As I recall those days when mothers would all go to the farms with their young ones dragged along by the arms
My Humble Childhood
As I recall those days When mothers Would all go to the farms, With their young ones Dragged along by the arms And the little ones With their swollen stomachs Left to cry and play In their homes. I recall When we used to play Hide and seek. When ill-fed kids Would refuse to eat. I recall When heavy rains Would thunder on bamboo-leave thatched roofs. When sun rays would pierce through holes on the roofs.
When drips of water Would soak the mud floor wet And water tracks on the Muddy walls would remain. I recall the winds And I recall the flying roofs. I recall the fire-baked mud On the walls of the fire-place. How alluring it was For calcium deficient under-fed kids. I recall the pleasant taste And I recall the rebukings From grown-ups and mothers.
Southern Nigerians have a flair for names that have bearing on the days of the week; it is common to see people bearing Sundays, Mondays and Fridays. You could hardly hear somebody being called Saturday, Thursday
or Wednesday . This could be due to their absence in the constellation of the Christian Easter Holy days. However once in a while, you come across guys with names like Saturday, and you begin to wonder how bold, funny and unique their parents must have been. Some of my close relatives call me Sunday, that is to tell you I was born on a Sunday, three and a half months after Nigeria got her Independence from Britain. My mother, born in 1945 was just a little over 16 when she gave birth to me, in Apapa, Lagos, where my father had been working as a cook for an Italian expatriate. Memories of his second place of work at the European quarter remain so vivid in me. The large compound extending from the service road, dissolved at its rear end into the Apapa canal.
Conglomerations of fir trees created heart-pleasing shades, that protected people from the burning rays of the tropical sun. The murmuring sounds of the air movement under these shades, acted like sedatives inducing sleep in house workers, who had completed their shift, and just whiling away time in a social strata, where physical and not mental labor, occupied the very heart of existence.
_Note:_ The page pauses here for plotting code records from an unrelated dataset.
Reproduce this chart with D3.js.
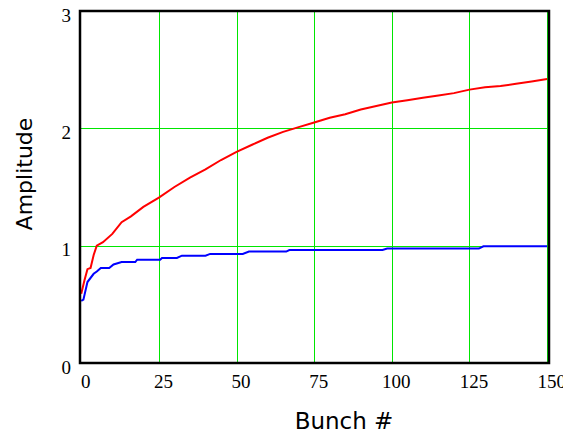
<!DOCTYPE html>
<html>
<head>
<meta charset="utf-8">
<script src="https://cdn.jsdelivr.net/npm/d3@7"></script>
<style>
  html, body { margin: 0; padding: 0; background: #fff; }
  svg { display: block; }
</style>
</head>
<body>
<div id="chart"></div>
<script>
// tick values on both axes
var xTicks = [0, 25, 50, 75, 100, 125, 150];
var yTicks = [0, 1, 2, 3];

// red curve
var redX = [0, 1, 2, 3, 4, 5, 7, 10, 13, 16, 20, 25, 30, 35, 40, 45, 50, 55, 60, 65, 70, 75,
            80, 85, 90, 95, 100, 105, 110, 115, 120, 125, 130, 135, 140, 145, 150];
var redY = [0.59, 0.70, 0.80, 0.81, 0.92, 1.00, 1.03, 1.10, 1.20, 1.25, 1.33, 1.41, 1.50, 1.58,
            1.65, 1.73, 1.80, 1.86, 1.92, 1.97, 2.01, 2.05, 2.09, 2.12, 2.16, 2.19, 2.22, 2.24,
            2.26, 2.28, 2.30, 2.33, 2.35, 2.36, 2.38, 2.40, 2.42];

// blue curve
var blueX = [0, 0.7, 2, 4, 5, 6.3, 9, 10.4, 13, 17.4, 18, 25.4, 26, 30.8, 32.4, 40, 41.5, 52,
             54, 66, 67, 97, 98.5, 128, 129.5, 150];
var blueY = [0.53, 0.54, 0.69, 0.76, 0.78, 0.81, 0.81, 0.84, 0.86, 0.86, 0.88, 0.88, 0.895,
             0.895, 0.915, 0.915, 0.93, 0.93, 0.95, 0.95, 0.963, 0.963, 0.975, 0.975, 0.995, 0.995];

var W = 563, H = 437;
var plotL = 80, plotR = 549, plotT = 11, plotB = 363;

var svg = d3.select("#chart").append("svg")
    .attr("width", W)
    .attr("height", H);

var x = d3.scaleLinear().domain([-0.4, 150.6]).range([plotL, plotR]);
var y = d3.scaleLinear().domain([0, 3]).range([plotB, plotT]);

// grid
svg.append("g")
    .attr("stroke", "#00e600")
    .attr("stroke-width", 1)
    .selectAll("line")
    .data(xTicks.slice(1))
    .join("line")
    .attr("x1", d => Math.round(x(d)) + 0.5)
    .attr("x2", d => Math.round(x(d)) + 0.5)
    .attr("y1", plotT)
    .attr("y2", plotB);
svg.append("g")
    .attr("stroke", "#00e600")
    .attr("stroke-width", 1)
    .selectAll("line")
    .data(yTicks.slice(1, 3))
    .join("line")
    .attr("x1", plotL)
    .attr("x2", plotR)
    .attr("y1", d => Math.round(y(d)) + 0.5)
    .attr("y2", d => Math.round(y(d)) + 0.5);

var line = d3.line().x(d => x(d[0])).y(d => y(d[1]));

svg.append("path")
    .datum(redX.map((v, i) => [v, redY[i]]))
    .attr("fill", "none")
    .attr("stroke", "#ff0000")
    .attr("stroke-width", 2)
    .attr("d", line);

svg.append("path")
    .datum(blueX.map((v, i) => [v, blueY[i]]))
    .attr("fill", "none")
    .attr("stroke", "#0000ff")
    .attr("stroke-width", 2)
    .attr("d", line);

// frame
svg.append("rect")
    .attr("x", plotL)
    .attr("y", plotT)
    .attr("width", plotR - plotL)
    .attr("height", plotB - plotT)
    .attr("fill", "none")
    .attr("stroke", "#000")
    .attr("stroke-width", 2.5);

// axes labels (ticks drawn with d3 axes, no tick marks)
var xAxis = svg.append("g")
    .attr("transform", `translate(4,${plotB})`)
    .call(d3.axisBottom(x).tickValues(xTicks).tickSize(0).tickFormat(d3.format("d")));
var yAxis = svg.append("g")
    .attr("transform", `translate(${plotL - 9},4)`)
    .call(d3.axisLeft(y).tickValues(yTicks).tickSize(0).tickFormat(d3.format("d")));
[xAxis, yAxis].forEach(a => {
    a.select(".domain").remove();
    a.selectAll("text")
        .attr("font-family", "'Liberation Serif', 'Times New Roman', serif")
        .attr("font-size", 19)
        .attr("fill", "#000");
});
xAxis.selectAll("text").attr("y", 0).attr("dy", 25);
yAxis.selectAll("text").attr("x", 0).attr("dy", "0.32em");

svg.append("text")
    .attr("transform", "translate(32,174) rotate(-90)")
    .attr("text-anchor", "middle")
    .attr("font-family", "'DejaVu Sans', Verdana, sans-serif")
    .attr("font-size", 22)
    .text("Amplitude");

svg.append("text")
    .attr("x", 344)
    .attr("y", 429)
    .attr("text-anchor", "middle")
    .attr("font-family", "'DejaVu Sans', Verdana, sans-serif")
    .attr("font-size", 23)
    .text("Bunch #");
</script>
</body>
</html>
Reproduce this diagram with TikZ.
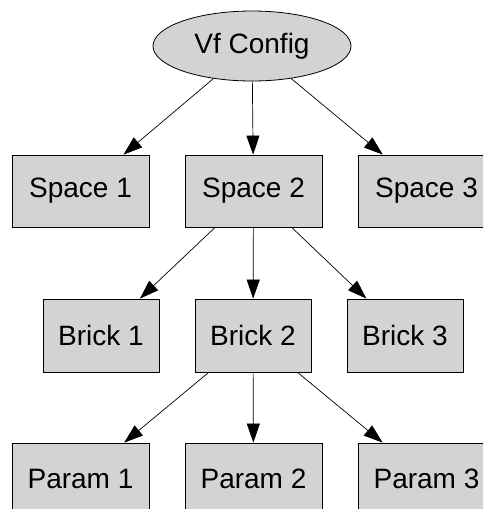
\documentclass[tikz,border=0pt]{standalone}
\usepackage{fontspec}
\setmainfont{Liberation Sans}
\usetikzlibrary{shapes.geometric,arrows.meta}
\definecolor{boxgray}{HTML}{D3D3D3}
\tikzset{
  gnode/.style={draw=black, fill=boxgray, line width=0.8pt, inner sep=0pt, font=\fontsize{28}{30}\selectfont},
  wide/.style={gnode, rectangle, minimum width=137pt, minimum height=72pt},
  brick/.style={gnode, rectangle, minimum width=116pt, minimum height=73pt},
  oval/.style={gnode, ellipse, minimum width=198pt, minimum height=70pt},
  edge/.style={draw=black, line width=0.7pt, -{Triangle[length=19pt,width=13pt]}}
}
\begin{document}
\begin{tikzpicture}[x=1pt,y=-1pt]
\useasboundingbox (0,0) rectangle (483,509);
\clip (0,0) rectangle (483,509);
\node[oval] (vf) at (252,46) {Vf Config};
\node[wide] (s1) at (80.5,191) {Space 1};
\node[wide] (s2) at (253.5,191) {Space 2};
\node[wide] (s3) at (426.5,191) {Space 3};
\node[brick] (b1) at (101,335.5) {Brick 1};
\node[brick] (b2) at (253,335.5) {Brick 2};
\node[brick] (b3) at (405,335.5) {Brick 3};
\node[wide] (p1) at (80.5,479) {Param 1};
\node[wide] (p2) at (253.5,479) {Param 2};
\node[wide] (p3) at (426.5,479) {Param 3};
\draw[edge] (vf) -- (s1);
\draw[edge] (vf) -- (s2);
\draw[edge] (vf) -- (s3);
\draw[edge] (s2) -- (b1);
\draw[edge] (s2) -- (b2);
\draw[edge] (s2) -- (b3);
\draw[edge] (b2) -- (p1);
\draw[edge] (b2) -- (p2);
\draw[edge] (b2) -- (p3);
\end{tikzpicture}
\end{document}
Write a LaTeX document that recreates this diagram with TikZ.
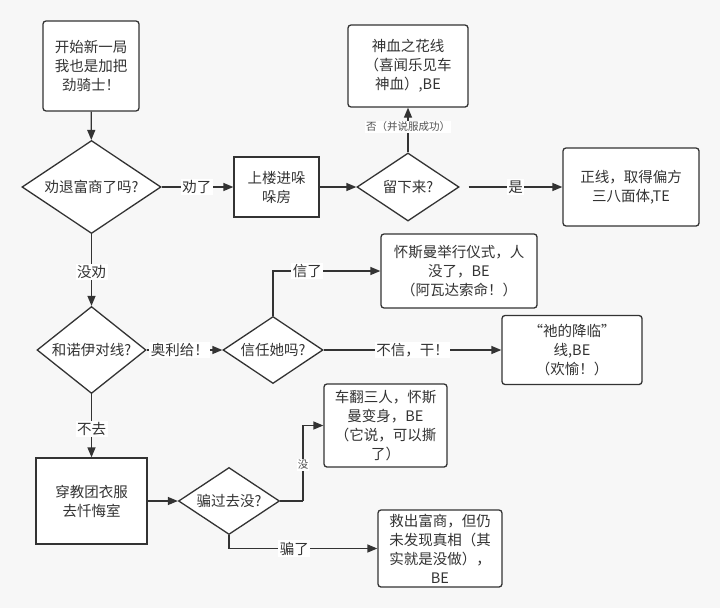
\documentclass[tikz,border=0pt]{standalone}
\usepackage{fontspec}
\newfontfamily\cjk{Noto Sans CJK SC}
\usetikzlibrary{shapes.geometric,arrows.meta}
\definecolor{pagebg}{HTML}{F7F7F7}
\definecolor{ink}{HTML}{333333}
\begin{document}
\begin{tikzpicture}[x=1pt,y=-1pt,
  every node/.style={text=ink},
  txt/.style={font=\cjk\fontsize{14.5}{19}\selectfont, align=center},
  box/.style={txt, draw=ink, line width=1.3pt, fill=white, rounded corners=3pt, inner sep=0pt},
  sbox/.style={box, rounded corners=0pt},
  dia/.style={draw=ink, line width=1.3pt, fill=white, diamond, inner sep=0pt, font=\cjk\fontsize{14.5}{19}\selectfont},
  lbl/.style={font=\cjk\fontsize{14.5}{19}\selectfont, fill=white, inner sep=1.5pt},
  slbl/.style={font=\cjk\fontsize{10.5}{13}\selectfont, fill=white, inner sep=1pt, text=ink!85},
  arr/.style={draw=ink, line width=1.3pt, -{Triangle[length=10pt,width=8pt]}},
  ln/.style={draw=ink, line width=1.3pt}
]
\path[fill=pagebg] (0,0) rectangle (720,608);

% boxes
\node[box, minimum width=96pt, minimum height=90pt] (start) at (91,66) {开始新一局\\我也是加把\\劲骑士！};
\node[sbox, minimum width=85pt, minimum height=60pt] (room) at (276.5,187) {上楼进哚\\哚房};
\node[box, minimum width=120pt, minimum height=82pt] (blood) at (408,66) {神血之花线\\（喜闻乐见车\\神血）,BE};
\node[box, minimum width=136pt, minimum height=78pt] (true) at (631,187) {正线，取得偏方\\三八面体,TE};
\node[box, minimum width=156pt, minimum height=74pt] (ritual) at (459,271) {怀斯曼举行仪式，人\\没了，BE\\（阿瓦达索命！）};
\node[box, minimum width=140pt, minimum height=69pt] (advent) at (572,350) {“祂的降临”\\线,BE\\（欢愉！）};
\node[sbox, minimum width=111pt, minimum height=86pt] (robe) at (91.5,501) {穿教团衣服\\去忏悔室};
\node[box, minimum width=123pt, minimum height=83pt] (crash) at (385.5,425.5) {车翻三人，怀斯\\曼变身，BE\\（它说，可以撕\\了）};
\node[box, minimum width=124pt, minimum height=77pt] (rescue) at (440,548.5) {救出富商，但仍\\未发现真相（其\\实就是没做），\\BE};

% diamonds
\node[dia, minimum width=139pt, minimum height=93pt] (d1) at (91.5,187) {\makebox[0pt]{劝退富商了吗?}};
\node[dia, minimum width=102pt, minimum height=68pt] (d2) at (408,187) {\makebox[0pt]{留下来?}};
\node[dia, minimum width=109pt, minimum height=87pt] (d3) at (91.5,350) {\makebox[0pt]{和诺伊对线?}};
\node[dia, minimum width=100pt, minimum height=67pt] (d4) at (273,350) {\makebox[0pt]{信任她吗?}};
\node[dia, minimum width=101pt, minimum height=67pt] (d5) at (229,501) {\makebox[0pt]{骗过去没?}};

% connectors
\draw[arr] (start) -- (d1);
\draw[arr] (d1.east) -- node[lbl, pos=0.49] {劝了} (room.west);
\draw[arr] (room.east) -- (d2.west);
\draw[arr] (d2.north) -- node[slbl, pos=0.57] {否（并说服成功）} (blood.south);
\draw[arr] ([xshift=9pt]d2.east) -- node[lbl, pos=0.5] {是} (true.west);
\draw[arr] (d1.south) -- node[lbl, pos=0.53] {没劝} (d3.north);
\draw[arr] (d3.east) -- node[lbl, pos=0.44] {奥利给！} (d4.west);
\draw[arr] (d4.north) |- node[lbl, pos=0.66] {信了} (ritual.west);
\draw[arr] (d4.east) -- node[lbl, pos=0.5] {不信，干！} (advent.west);
\draw[arr] (d3.south) -- node[lbl, pos=0.55] {不去} (robe.north);
\draw[arr] (robe.east) -- (d5.west);
\coordinate (k5) at (303,501);
\draw[ln] (d5.east) -- (k5);
\draw[arr] (k5) |- node[slbl, pos=0.24] {没} (crash.west);
\draw[arr] (d5.south) |- node[lbl, pos=0.72] {骗了} (rescue.west);
\end{tikzpicture}
\end{document}
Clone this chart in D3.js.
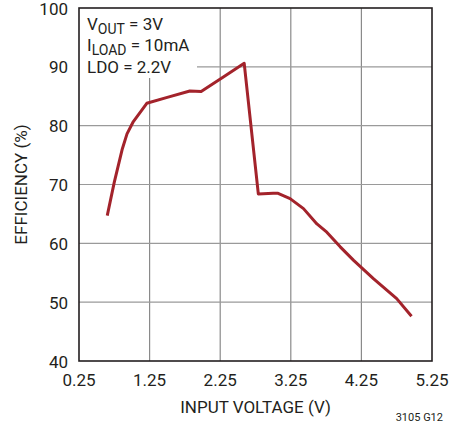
<!DOCTYPE html>
<html>
<head>
<meta charset="utf-8">
<script src="https://cdn.jsdelivr.net/npm/d3@7"></script>
<style>
  body { margin: 0; background: #fff; }
  svg text { font-family: "Roboto", "Liberation Sans", sans-serif; fill: #231f20; }
</style>
</head>
<body>
<div id="chart"></div>
<script>
// efficiency curve
var vin = [0.65, 0.75, 0.86, 0.93, 1.02, 1.21, 1.5, 1.82, 1.98, 2.3, 2.59, 2.79, 3.0, 3.07, 3.24, 3.43, 3.62, 3.76, 3.95, 4.14, 4.42, 4.75, 4.96];
var eff = [64.7, 70.4, 75.9, 78.6, 80.7, 83.8, 84.8, 85.9, 85.8, 88.3, 90.6, 68.4, 68.5, 68.5, 67.6, 65.9, 63.3, 61.9, 59.4, 57.1, 54.0, 50.6, 47.6];

var xTicks = [0.25, 1.25, 2.25, 3.25, 4.25, 5.25];
var yTicks = [40, 50, 60, 70, 80, 90, 100];
var xTickLabels = ["0.25", "1.25", "2.25", "3.25", "4.25", "5.25"];

var width = 466, height = 425;
var plotLeft = 79, plotRight = 432, plotTop = 8, plotBottom = 361;

var svg = d3.select("#chart").append("svg")
    .attr("width", width)
    .attr("height", height);

var xScale = d3.scaleLinear().domain([0.25, 5.25]).range([plotLeft, plotRight]);
var yScale = d3.scaleLinear().domain([40, 100]).range([plotBottom, plotTop]);

// grid
svg.append("g").selectAll("line").data(xTicks.slice(1, -1))
    .enter().append("line")
    .attr("x1", d => xScale(d)).attr("x2", d => xScale(d))
    .attr("y1", plotTop).attr("y2", plotBottom)
    .attr("stroke", "#8a8a8a").attr("stroke-width", 1.2);

svg.append("g").selectAll("line").data(yTicks.slice(1, -1))
    .enter().append("line")
    .attr("x1", plotLeft).attr("x2", plotRight)
    .attr("y1", d => yScale(d)).attr("y2", d => yScale(d))
    .attr("stroke", "#9a9a9a").attr("stroke-width", 1.2);

// white box behind the note text
svg.append("rect")
    .attr("x", plotLeft).attr("y", plotTop)
    .attr("width", 118).attr("height", 70)
    .attr("fill", "#fff");

// frame
svg.append("rect")
    .attr("x", plotLeft).attr("y", plotTop)
    .attr("width", plotRight - plotLeft).attr("height", plotBottom - plotTop)
    .attr("fill", "none").attr("stroke", "#231f20").attr("stroke-width", 1.6);

// efficiency curve
var pts = vin.map((v, i) => ({ v: v, e: eff[i] }));
var line = d3.line()
    .x(d => xScale(d.v))
    .y(d => yScale(d.e));

svg.append("path")
    .attr("d", line(pts))
    .attr("fill", "none")
    .attr("stroke", "#a3232b")
    .attr("stroke-width", 3)
    .attr("stroke-linejoin", "round");

// axis labels
svg.append("g").selectAll("text").data(xTicks)
    .enter().append("text")
    .attr("x", d => xScale(d))
    .attr("y", 386)
    .attr("text-anchor", "middle")
    .attr("font-size", 17)
    .text((d, i) => xTickLabels[i]);

svg.append("g").selectAll("text").data(yTicks)
    .enter().append("text")
    .attr("x", 68)
    .attr("y", d => yScale(d) + 6.5)
    .attr("text-anchor", "end")
    .attr("font-size", 17)
    .text(d => d);

svg.append("text")
    .attr("x", (plotLeft + plotRight) / 2)
    .attr("y", 413)
    .attr("text-anchor", "middle")
    .attr("font-size", 17)
    .text("INPUT VOLTAGE (V)");

svg.append("text")
    .attr("transform", "translate(27," + ((plotTop + plotBottom) / 2) + ") rotate(-90)")
    .attr("text-anchor", "middle")
    .attr("font-size", 17)
    .text("EFFICIENCY (%)");

svg.append("text")
    .attr("x", 443)
    .attr("y", 421)
    .attr("text-anchor", "end")
    .attr("font-size", 11)
    .text("3105 G12");

// notes
var note1 = svg.append("text").attr("x", 87).attr("y", 30).attr("font-size", 17);
note1.append("tspan").text("V");
note1.append("tspan").attr("dy", 4).attr("font-size", 14).text("OUT");
note1.append("tspan").attr("dy", -4).text(" = 3V");

var note2 = svg.append("text").attr("x", 87).attr("y", 51).attr("font-size", 17);
note2.append("tspan").text("I");
note2.append("tspan").attr("dy", 4).attr("font-size", 14).text("LOAD");
note2.append("tspan").attr("dy", -4).text(" = 10mA");

svg.append("text").attr("x", 87).attr("y", 73).attr("font-size", 17).text("LDO = 2.2V");
</script>
</body>
</html>
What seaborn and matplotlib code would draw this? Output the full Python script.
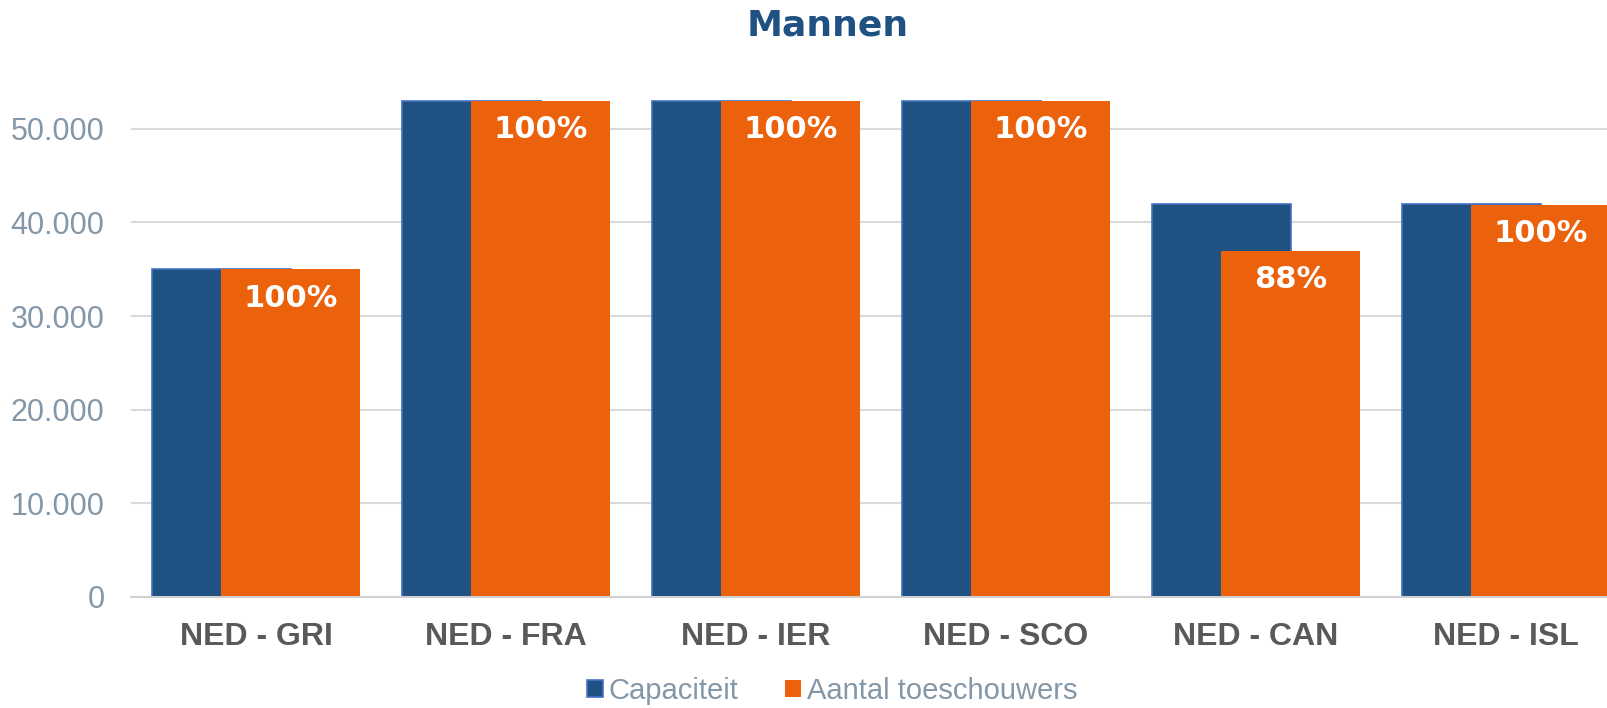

We would stroll along the beach in the evenings hooking and watching in the distance inexperienced white men and women, doing boat skiing; often falling off, and disappearing from my childish sight, than doing the actual skiing it was supposed to be . I would ask my mother, where those white men had vanished; she would satisfy my curiosity, telling me they had gone to the bottom to worship “mammy water”-,mermaids.